Brief: Write out the data below in full, unchanged, minus the images.

## Start

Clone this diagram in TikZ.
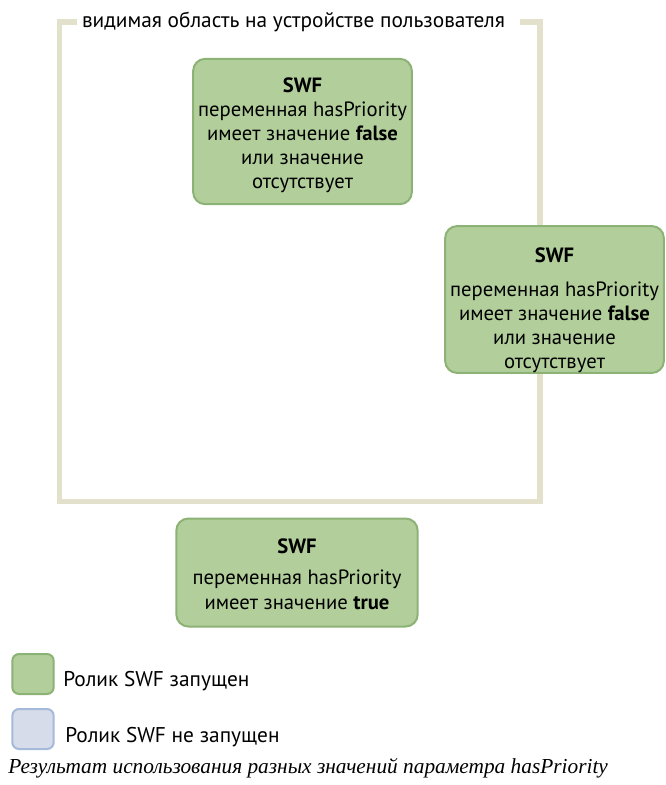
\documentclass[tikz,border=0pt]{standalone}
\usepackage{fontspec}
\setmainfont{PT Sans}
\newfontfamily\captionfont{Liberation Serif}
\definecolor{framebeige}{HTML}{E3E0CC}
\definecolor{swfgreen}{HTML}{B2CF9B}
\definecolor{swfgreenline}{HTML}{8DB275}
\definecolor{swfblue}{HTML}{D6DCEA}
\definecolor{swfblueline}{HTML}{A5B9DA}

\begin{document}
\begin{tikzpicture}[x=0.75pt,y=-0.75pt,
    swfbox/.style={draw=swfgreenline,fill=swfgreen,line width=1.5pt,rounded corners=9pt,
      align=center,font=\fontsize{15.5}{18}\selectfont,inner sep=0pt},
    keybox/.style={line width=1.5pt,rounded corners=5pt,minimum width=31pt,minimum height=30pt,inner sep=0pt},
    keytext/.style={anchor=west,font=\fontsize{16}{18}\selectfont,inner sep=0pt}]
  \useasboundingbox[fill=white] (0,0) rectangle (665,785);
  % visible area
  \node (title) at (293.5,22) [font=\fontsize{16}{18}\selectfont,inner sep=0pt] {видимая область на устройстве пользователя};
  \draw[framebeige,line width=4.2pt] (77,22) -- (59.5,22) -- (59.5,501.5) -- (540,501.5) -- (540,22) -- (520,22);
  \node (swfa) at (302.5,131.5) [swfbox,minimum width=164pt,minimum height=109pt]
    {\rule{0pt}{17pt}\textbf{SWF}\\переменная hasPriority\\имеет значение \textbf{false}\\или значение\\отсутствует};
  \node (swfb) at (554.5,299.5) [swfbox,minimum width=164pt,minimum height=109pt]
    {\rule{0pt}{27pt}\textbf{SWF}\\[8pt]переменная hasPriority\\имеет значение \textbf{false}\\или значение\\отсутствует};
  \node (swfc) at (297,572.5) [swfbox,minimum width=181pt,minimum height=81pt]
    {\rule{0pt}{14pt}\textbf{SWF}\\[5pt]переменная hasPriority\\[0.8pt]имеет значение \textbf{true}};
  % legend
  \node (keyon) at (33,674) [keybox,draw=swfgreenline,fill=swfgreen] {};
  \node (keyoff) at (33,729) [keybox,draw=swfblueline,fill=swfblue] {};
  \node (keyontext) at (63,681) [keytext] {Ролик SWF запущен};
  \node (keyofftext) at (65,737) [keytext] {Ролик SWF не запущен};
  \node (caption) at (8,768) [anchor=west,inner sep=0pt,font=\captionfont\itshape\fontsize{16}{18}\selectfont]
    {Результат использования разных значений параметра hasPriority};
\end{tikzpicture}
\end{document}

## End

Task output:
Clone this diagram in TikZ.
\documentclass[tikz,border=0pt]{standalone}
\usepackage{fontspec}
\setmainfont{PT Sans}
\newfontfamily\captionfont{Liberation Serif}
\definecolor{framebeige}{HTML}{E3E0CC}
\definecolor{swfgreen}{HTML}{B2CF9B}
\definecolor{swfgreenline}{HTML}{8DB275}
\definecolor{swfblue}{HTML}{D6DCEA}
\definecolor{swfblueline}{HTML}{A5B9DA}

\begin{document}
\begin{tikzpicture}[x=0.75pt,y=-0.75pt,
    swfbox/.style={draw=swfgreenline,fill=swfgreen,line width=1.5pt,rounded corners=9pt,
      align=center,font=\fontsize{15.5}{18}\selectfont,inner sep=0pt},
    keybox/.style={line width=1.5pt,rounded corners=5pt,minimum width=31pt,minimum height=30pt,inner sep=0pt},
    keytext/.style={anchor=west,font=\fontsize{16}{18}\selectfont,inner sep=0pt}]
  \useasboundingbox[fill=white] (0,0) rectangle (665,785);
  % visible area
  \node (title) at (293.5,22) [font=\fontsize{16}{18}\selectfont,inner sep=0pt] {видимая область на устройстве пользователя};
  \draw[framebeige,line width=4.2pt] (77,22) -- (59.5,22) -- (59.5,501.5) -- (540,501.5) -- (540,22) -- (520,22);
  \node (swfa) at (302.5,131.5) [swfbox,minimum width=164pt,minimum height=109pt]
    {\rule{0pt}{17pt}\textbf{SWF}\\переменная hasPriority\\имеет значение \textbf{false}\\или значение\\отсутствует};
  \node (swfb) at (554.5,299.5) [swfbox,minimum width=164pt,minimum height=109pt]
    {\rule{0pt}{27pt}\textbf{SWF}\\[8pt]переменная hasPriority\\имеет значение \textbf{false}\\или значение\\отсутствует};
  \node (swfc) at (297,572.5) [swfbox,minimum width=181pt,minimum height=81pt]
    {\rule{0pt}{14pt}\textbf{SWF}\\[5pt]переменная hasPriority\\[0.8pt]имеет значение \textbf{true}};
  % legend
  \node (keyon) at (33,674) [keybox,draw=swfgreenline,fill=swfgreen] {};
  \node (keyoff) at (33,729) [keybox,draw=swfblueline,fill=swfblue] {};
  \node (keyontext) at (63,681) [keytext] {Ролик SWF запущен};
  \node (keyofftext) at (65,737) [keytext] {Ролик SWF не запущен};
  \node (caption) at (8,768) [anchor=west,inner sep=0pt,font=\captionfont\itshape\fontsize{16}{18}\selectfont]
    {Результат использования разных значений параметра hasPriority};
\end{tikzpicture}
\end{document}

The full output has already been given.